From their new laboratory The Flavell’s pushed their research ahead unrelentingly, developing and producing in their own laboratory several different antibody drugs for the treatment of patients whose leukaemia stubbornly refused to respond to conventional treatments. After testing and proving the safety of their antibody-based immunotoxin drugs in two separate clinical trials in adult patients, the regulatory authorities finally allowed them to use one of their drugs called BUSAP in children with relapsed leukaemia. Leukaemia Busters now working together with Cancer Research UK and the UK Children’s Cancer Group (UKCCSG) undertook the first ground-breaking clinical trial in the UK of their antibody-based drug BUSAP in children with relapsed or drug resistant leukaemia. All this was made possible through the generosity of Echo newspaper readers who had supported the charity from the beginning.

2009-2019

Work today in the Simon Flavell Leukaemia Research Lab at Southampton General Hospital, still under the leadership of the Flavell’s, continues with an ever increasing urgency as they continue to build on research findings of the past to create a legacy of better and safer treatments for future generations of patients. Now at 30 years of age Leukaemia Busters can look back at their achievements with some pride in knowing that the work of the past has helped make a difference  and that the work they will continue into the future will improve things further still until leukaemia is no longer a fatal disease.

Scientific Director of Leukaemia Busters, Dr David Flavell when asked about the charity’s 30th anniversary and what it meant for him and his co-worker wife made the following comment:
“Whilst it is impossible not to look back at the past, we continually take a forward look remembering that the successes we are now seeing with immunotherapy for cancer are the direct result of past research. Our own personal circumstances with the loss of our only child was, and still is, a great motivating force for us, pushing us on to do things that might otherwise seem impossible. One thing we can be sure of, the outlook for future generations of leukaemia patients will continue to improve year on year and we are very pleased to have played our small part in this process, motivated by the memory and love we have for the son we lost. It’s good to know that what we and many thousands of scientists and doctors worldwide have achieved will eventually banish leukaemia as a fatal disease in the not too distant future. We are immensely grateful to everyone who has supported us over the past 30 years all of whom have contributed towards making this dream become reality”.

LEUKAEMIA BUSTERS FIRSTS

  • The first laboratory dedicated to developing new antibody-based drugs for children with leukaemia.

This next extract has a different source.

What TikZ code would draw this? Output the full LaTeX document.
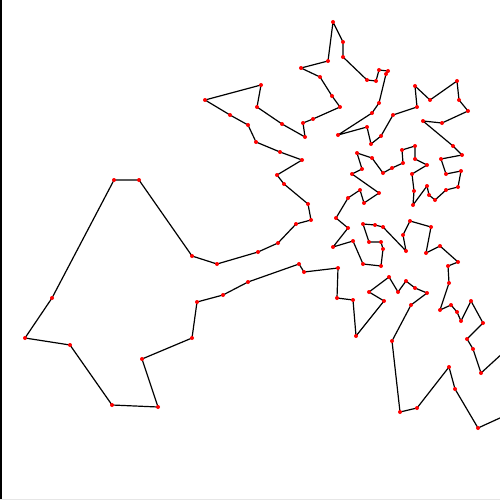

  • The first to launch a multicentre clinical trial at 11 children’s cancer centres in the UK with an antibody-based drug in children with relapsed leukaemia.

  • Amongst the first to show through research that cocktails of different antibodies were more effective in treating leukaemia experimentally.

  • The first to show that innate immunity acts together with an antibody-based drug called an immunotoxin to achieve a better curative effect.